MANGGARAI, SwaraNTT.net – Polemik panjang soal proyek panas bumi di Poco Leok, Manggarai, kembali mengemuka. Antara janji listrik ramah lingkungan untuk masa depan dan kekhawatiran kerusakan sosial-ekologis, geothermal di Flores bukan sekadar wacana teknis, melainkan medan perdebatan moral, budaya, dan politik.
Ketegangan itu dipertemukan dalam Forum Dialog Geothermal NTT bertajuk “Ada Apa dengan Geothermal: Peluang dan Tantangan Energi Panas Bumi di Flores”, yang digelar di Aula Rosmalen, Universitas Katolik Santu Paulus Ruteng, pada Kamis, 21 Agustus 2025.
Forum ini diinisiasi Forum Pemuda Peduli Demokrasi (FP2D) Manggarai bekerja sama dengan pihak kampus, dan diikuti ratusan peserta luring maupun daring.
Lintas pihak hadir, yakni Gubernur NTT, Melki Laka Lena, Bupati Manggarai, Herybertus G. L. Nabit, Kapolres Manggarai, AKBP Hendri Syaputra, Pater Simon Tukan dari JPIC SVD Ruteng, Tony Widiatmoro dari PLN Pusat, Basuki Arif Wijaya, ahli geothermal nasional, serta akademisi Maksimilianus Jemali. Hadir pula suara kritis mahasiswa dari PMKRI, GMNI, BEM Unika, Senat STIE, dan BEM STIPAS Ruteng.
Dialog itu menjadi ruang tawar bagaimana menempatkan energi panas bumi dalam bingkai masa depan Flores tanpa mengorbankan martabat masyarakat adat dan keutuhan ekologi.
Kampus: Dialog sebagai Jalan Tengah
Romo Fransiskus Sawan, Wakil Rektor III Bidang Kemahasiswaan Unika, membuka forum dengan penegasan bahwa universitas bukan tempat pertentangan, melainkan ruang musyawarah.
“Isu geothermal bukan semata teknis, tetapi menyentuh ekologi, budaya, sosial, bahkan moral. Kampus hadir agar semua suara didengar, bukan untuk menentukan siapa benar siapa salah,” ujarnya.
Ia mengingatkan, Gereja Katolik melalui Keuskupan Ruteng telah menyatakan sikap menolak proyek geothermal. Namun, forum ini dimaksudkan untuk menggali dasar penolakan itu dan mencari ruang rekonsiliasi.
“Perbedaan pandangan bukan kontradiksi, melainkan dinamika kreatif yang bisa melahirkan solusi bersama,” tegasnya.

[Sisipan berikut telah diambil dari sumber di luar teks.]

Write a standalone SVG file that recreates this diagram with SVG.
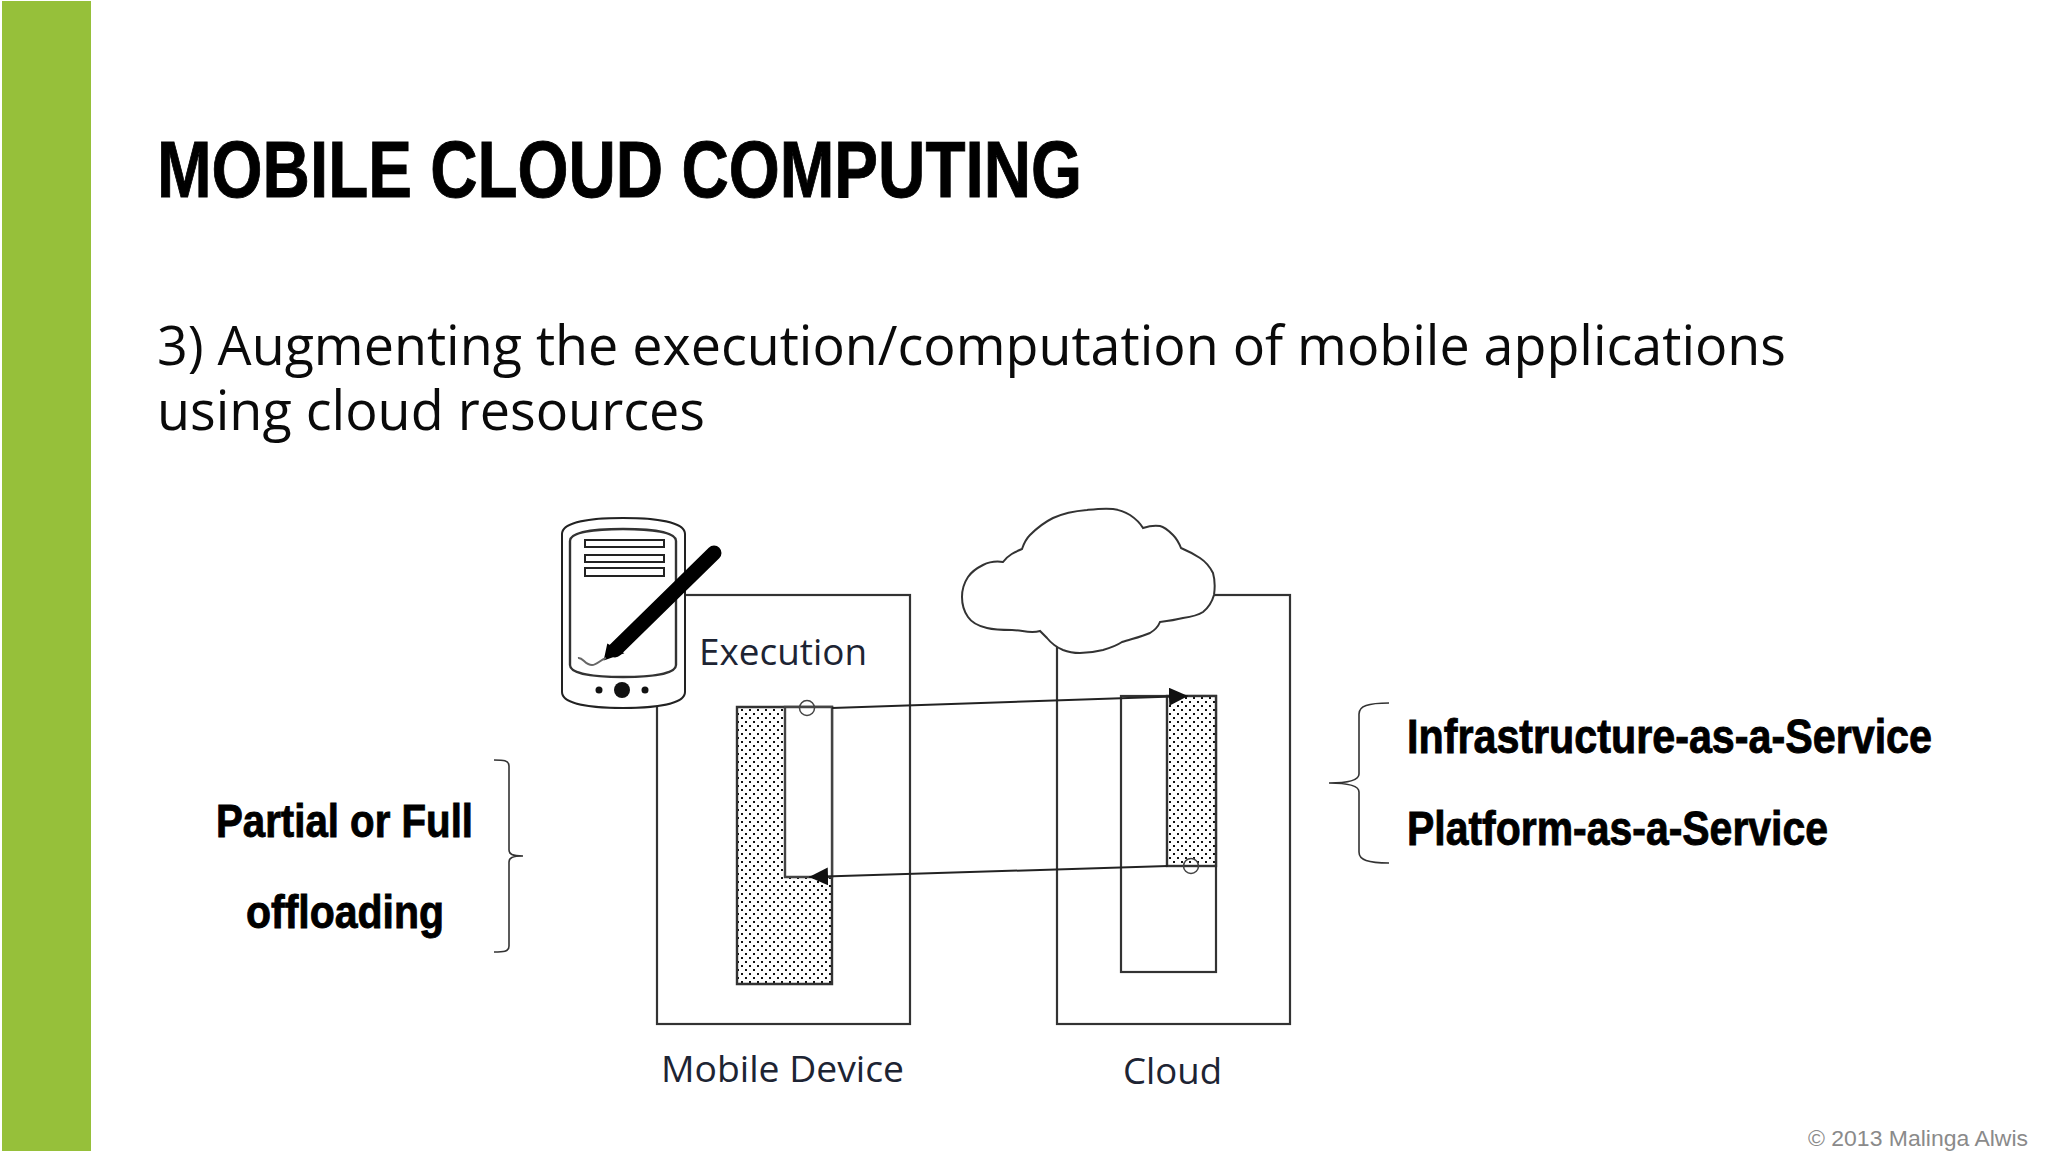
<svg xmlns="http://www.w3.org/2000/svg" width="2048" height="1152" viewBox="0 0 2048 1152">
<defs>
<pattern id="dots" width="8" height="8" patternUnits="userSpaceOnUse"><rect width="8" height="8" fill="#fff"/><rect x="1" y="1" width="2" height="2" fill="#111"/><rect x="5" y="5" width="2" height="2" fill="#111"/></pattern>
<marker id="ah" markerWidth="20" markerHeight="18" refX="19" refY="9" orient="auto" markerUnits="userSpaceOnUse"><path d="M0 0L19 9L0 18Z" fill="#111"/></marker>
</defs>
<style>
.b{font-family:"Liberation Sans",Arial,sans-serif;font-weight:700;fill:#000;stroke:#000;stroke-width:0.9}
.body{font-family:"Open Sans",sans-serif;fill:#0a0a0a;font-size:55px}
.l{fill:none;stroke:#333;stroke-width:2.2}
.t{font-family:"Open Sans",sans-serif;fill:#1d2433;font-size:37px}
.br{fill:none;stroke:#333;stroke-width:1.6}
</style>
<rect width="2048" height="1152" fill="#fff"/>
<rect x="2" y="1" width="89" height="1150" fill="#96c03a"/>
<text x="157" y="197" class="b" font-size="80" textLength="925" lengthAdjust="spacingAndGlyphs">MOBILE CLOUD COMPUTING</text>
<text x="157" y="365" class="body" textLength="1629" lengthAdjust="spacingAndGlyphs">3) Augmenting the execution/computation of mobile applications</text>
<text x="157" y="430" class="body" textLength="548" lengthAdjust="spacingAndGlyphs">using cloud resources</text>
<g id="mobile"><rect x="657" y="595" width="253" height="429" class="l"/><path d="M737 707H832V984H737Z" fill="url(#dots)" stroke="#333" stroke-width="2.4"/><path d="M785 707H832V877H785Z" fill="#fff" stroke="#444" stroke-width="2.4"/><circle cx="807" cy="708" r="7.5" fill="none" stroke="#444" stroke-width="1.5"/></g>
<g id="cloud-box"><rect x="1057" y="595" width="233" height="429" class="l"/><rect x="1121" y="696" width="95" height="276" fill="#fff" stroke="#333" stroke-width="2.2"/><rect x="1167" y="696" width="49" height="170" fill="url(#dots)" stroke="#333" stroke-width="2.4"/><circle cx="1191" cy="866" r="7.5" fill="none" stroke="#444" stroke-width="1.5"/></g>
<g id="cloud"><path d="M1040 631C1030 634 1022 630 1012 630C1003 630 995 630 987 628C978 626 972 623 968 617C963 610 962 604 962 597C962 589 964 583 968 577C972 571 977 568 983 565C989 562 996 561 1003 562C1008 555 1015 552 1022 549C1024 543 1026 539 1030 535C1037 528 1045 522 1053 518C1064 513 1075 511 1087 510C1096 509 1104 508 1113 509C1120 510 1125 512 1130 515C1136 519 1140 523 1143 528C1149 526 1154 525 1160 526C1165 527 1169 531 1173 535C1177 539 1179 543 1181 548C1188 551 1194 554 1200 558C1206 562 1210 567 1213 573C1215 580 1215 588 1214 595C1212 602 1208 608 1203 612C1197 616 1190 617 1183 618C1175 620 1168 621 1160 622C1158 627 1155 630 1150 633C1141 637 1131 639 1122 642C1116 646 1110 648 1103 650C1095 652 1088 653 1080 653C1074 653 1068 652 1063 650C1056 647 1051 643 1047 638Z" fill="#fff" stroke="#333" stroke-width="2"/></g>
<g id="phone"><path d="M562 534C562 522 590 518 623 518C656 518 685 522 685 534V692C685 704 656 708 623 708C590 708 562 704 562 692Z" fill="#fff" stroke="#222" stroke-width="2"/><path d="M570 541C570 532 595 529 623 529C651 529 676 532 676 541V665C676 674 651 677 623 677C595 677 570 674 570 665Z" fill="#fff" stroke="#333" stroke-width="2.4"/><path d="M585 540H664V547H585ZM585 555H664V562H585ZM585 568H664V576H585Z" fill="#fff" stroke="#222" stroke-width="2"/><circle cx="622" cy="690" r="8" fill="#111"/><circle cx="599" cy="690" r="3.5" fill="#111"/><circle cx="645" cy="690" r="3.5" fill="#111"/><path d="M714 553L615 650" fill="none" stroke="#000" stroke-width="15" stroke-linecap="round"/><path d="M608 645L605 659L622 653Z" fill="#000" stroke="#000" stroke-width="2"/><path d="M578 658C583 657 585 665 592 665C597 665 600 660 606 658" fill="none" stroke="#666" stroke-width="2"/></g>
<text x="699" y="665" class="t" textLength="168" lengthAdjust="spacingAndGlyphs">Execution</text>
<text x="661" y="1082" class="t" textLength="243" lengthAdjust="spacingAndGlyphs">Mobile Device</text>
<text x="1123" y="1084" class="t" textLength="99" lengthAdjust="spacingAndGlyphs">Cloud</text>
<g id="connectors"><path d="M832 708L1188 696" fill="none" stroke="#222" stroke-width="2" marker-end="url(#ah)"/><path d="M1168 866L809 877" fill="none" stroke="#222" stroke-width="2" marker-end="url(#ah)"/></g>
<path class="br" d="M494 760C503 760 509 760 509 766V850C509 854 512 856 523 856C512 856 509 858 509 862V946C509 952 503 952 494 952"/>
<path class="br" d="M1389 703C1368 703 1359 706 1359 714V774C1359 780 1350 783 1329 783C1350 783 1359 786 1359 792V852C1359 860 1368 863 1389 863"/>
<text x="216" y="837" class="b" font-size="47" textLength="257" lengthAdjust="spacingAndGlyphs">Partial or Full</text>
<text x="246" y="928" class="b" font-size="47" textLength="198" lengthAdjust="spacingAndGlyphs">offloading</text>
<text x="1407" y="753" class="b" font-size="48" textLength="525" lengthAdjust="spacingAndGlyphs">Infrastructure-as-a-Service</text>
<text x="1407" y="845" class="b" font-size="48" textLength="421" lengthAdjust="spacingAndGlyphs">Platform-as-a-Service</text>
<text x="1808" y="1146" font-family="Liberation Sans,Arial,sans-serif" font-size="22" fill="#8a8a8a" textLength="220" lengthAdjust="spacingAndGlyphs">© 2013 Malinga Alwis</text>
</svg>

Gubernur NTT: Energi Panas Bumi Bukan Tambang
Dari Kupang, Gubernur Melki Laka Lena hadir melalui Zoom. Ia menegaskan perbedaan mendasar antara tambang dan geothermal.

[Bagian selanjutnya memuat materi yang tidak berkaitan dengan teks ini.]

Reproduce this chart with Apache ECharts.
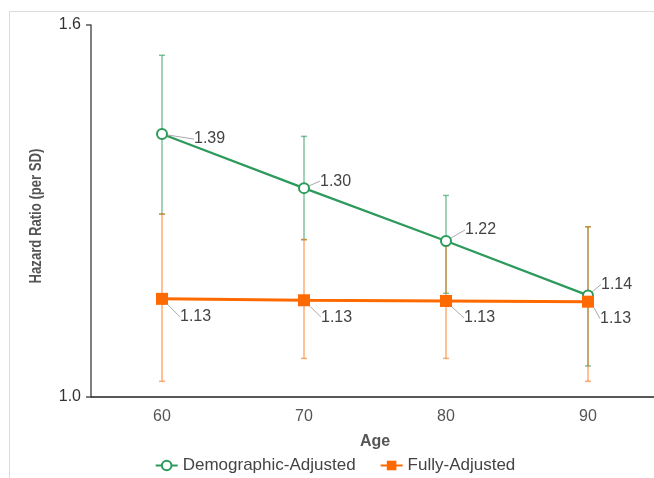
<!DOCTYPE html>
<html>
<head>
<meta charset="utf-8">
<script src="https://cdn.jsdelivr.net/npm/echarts@6/dist/echarts.min.js"></script>
<style>
  html, body { margin: 0; padding: 0; overflow: hidden; background: #fff; width: 654px; height: 478px; }
  #frame { position: absolute; left: 9px; top: 11px; width: 700px; height: 520px; border: 1px solid #dcdcdc; box-sizing: border-box; }
  #chart { position: absolute; left: 0; top: 0; width: 670px; height: 478px; }
</style>
</head>
<body>
<div id="frame"></div>
<div id="chart"></div>
<script>
const ages = ['60', '70', '80', '90'];
const demoHR = [1.394, 1.302, 1.218, 1.137];
const demoLower = [1.26, 1.22, 1.14, 1.04];
const demoUpper = [1.54, 1.39, 1.29, 1.24];
const fullHR = [1.132, 1.130, 1.129, 1.128];
const fullLower = [1.02, 1.05, 1.05, 1.02];
const fullUpper = [1.26, 1.22, 1.21, 1.24];
const yTicks = [1.0, 1.6];
const yTitle = 'Hazard Ratio (per SD)';

const green = '#2c9a5b';
const orange = '#ff6a00';

function errData(lo, hi) {
  return ages.map((a, i) => [i, lo[i], hi[i]]);
}
function errRender(color) {
  return function (params, api) {
    const x = api.value(0);
    const pLo = api.coord([x, api.value(1)]);
    const pHi = api.coord([x, api.value(2)]);
    const cap = 3;
    const style = { stroke: color, lineWidth: 1.5, fill: 'none' };
    return {
      type: 'group',
      children: [
        { type: 'line', shape: { x1: pLo[0], y1: pLo[1], x2: pHi[0], y2: pHi[1] }, style: style },
        { type: 'line', shape: { x1: pLo[0] - cap, y1: pLo[1], x2: pLo[0] + cap, y2: pLo[1] }, style: style },
        { type: 'line', shape: { x1: pHi[0] - cap, y1: pHi[1], x2: pHi[0] + cap, y2: pHi[1] }, style: style }
      ]
    };
  };
}

const demoOffsets = [[21, 5], [5, -7], [8, -11], [2, -11]];
const fullOffsets = [[7, 18], [6, 17], [7, 17], [1, 17]];

const chart = echarts.init(document.getElementById('chart'), null, { renderer: 'canvas' });
chart.setOption({
  animation: false,
  textStyle: { fontFamily: 'Liberation Sans, Arial, sans-serif' },
  grid: { left: 91, top: 25, width: 568, height: 372, containLabel: false },
  graphic: [{
    type: 'text',
    x: 37,
    y: 216,
    rotation: Math.PI / 2,
    scaleX: 0.82,
    style: {
      text: yTitle,
      font: 'bold 16px "Liberation Sans", Arial, sans-serif',
      fill: '#555',
      align: 'center',
      verticalAlign: 'middle',
      textAlign: 'center',
      textVerticalAlign: 'middle'
    }
  }],
  legend: {
    top: 452,
    left: 'center',
    itemGap: 24,
    itemWidth: 22,
    itemHeight: 12,
    textStyle: { fontSize: 17, color: '#444' },
    data: ['Demographic-Adjusted', 'Fully-Adjusted']
  },
  xAxis: {
    type: 'category',
    data: ages,
    boundaryGap: true,
    name: 'Age',
    nameLocation: 'middle',
    nameGap: 37,
    nameTextStyle: { fontSize: 16, fontWeight: 'bold', color: '#555' },
    axisLine: { show: true, lineStyle: { color: '#222', width: 1.5 } },
    axisTick: { show: false },
    axisLabel: { fontSize: 16, color: '#555', margin: 12 },
    splitLine: { show: false }
  },
  yAxis: {
    type: 'log',
    logBase: 1.6,
    min: yTicks[0],
    max: yTicks[1],
    interval: 1,
    axisLine: { show: true, lineStyle: { color: '#555', width: 1.5 } },
    axisTick: { show: true, length: 5, lineStyle: { color: '#555', width: 1.5 } },
    minorTick: { show: false },
    axisLabel: { fontSize: 16, color: '#333', margin: 10, formatter: v => Number(v).toFixed(1) },
    splitLine: { show: false }
  },
  series: [
    {
      name: 'Demographic-Adjusted CI',
      type: 'custom',
      renderItem: errRender('rgba(44,154,91,0.6)'),
      data: errData(demoLower, demoUpper),
      z: 1,
      silent: true
    },
    {
      name: 'Fully-Adjusted CI',
      type: 'custom',
      renderItem: errRender('rgba(255,106,0,0.55)'),
      data: errData(fullLower, fullUpper),
      z: 1,
      silent: true
    },
    {
      name: 'Demographic-Adjusted',
      type: 'line',
      data: demoHR,
      z: 3,
      color: green,
      symbol: 'emptyCircle',
      symbolSize: 10,
      lineStyle: { color: green, width: 2.2 },
      itemStyle: { color: green, borderWidth: 2 },
      label: {
        show: true, position: 'right', fontSize: 16, color: '#444',
        formatter: p => p.value.toFixed(2)
      },
      labelLine: { show: true, lineStyle: { color: '#aaa', width: 1 } },
      labelLayout: p => ({ dx: demoOffsets[p.dataIndex][0], dy: demoOffsets[p.dataIndex][1] })
    },
    {
      name: 'Fully-Adjusted',
      type: 'line',
      data: fullHR,
      z: 4,
      color: orange,
      symbol: 'rect',
      symbolSize: 12,
      lineStyle: { color: orange, width: 3 },
      itemStyle: { color: orange },
      label: {
        show: true, position: 'right', fontSize: 16, color: '#444',
        formatter: p => p.value.toFixed(2)
      },
      labelLine: { show: true, lineStyle: { color: '#aaa', width: 1 } },
      labelLayout: p => ({ dx: fullOffsets[p.dataIndex][0], dy: fullOffsets[p.dataIndex][1] })
    }
  ]
});
</script>
</body>
</html>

“Panas bumi bukan tambang. Tambang itu eksploitatif, sedangkan panas bumi adalah energi terbarukan. Ia mengambil uap air, bukan merusak tanah,” katanya.
Gubernur memaparkan data potensi energi NTT: 60.000 MW tenaga surya, 10.108 MW angin, 26.000 MW bioenergi, 369 MW hidro, dan 1.969 MW panas bumi.
“Angka ini modal besar untuk menjadikan NTT mandiri energi, bukan sekadar bergantung pada BBM,” ujarnya.
Ia mencontohkan PLTP Ulumbu 10 MW yang kini menerangi 30.000 rumah di Manggarai, “Itu bukti nyata. Panas bumi bisa menjadi solusi, bukan sekadar wacana”.
Namun, ia juga menekankan aspek sosial, “Lebih penting dari teknologi adalah rasa aman. Masyarakat harus terlibat dan mendapat manfaat nyata. Pemerintah membuka ruang dialog agar setiap keluhan tidak diabaikan,” katanya.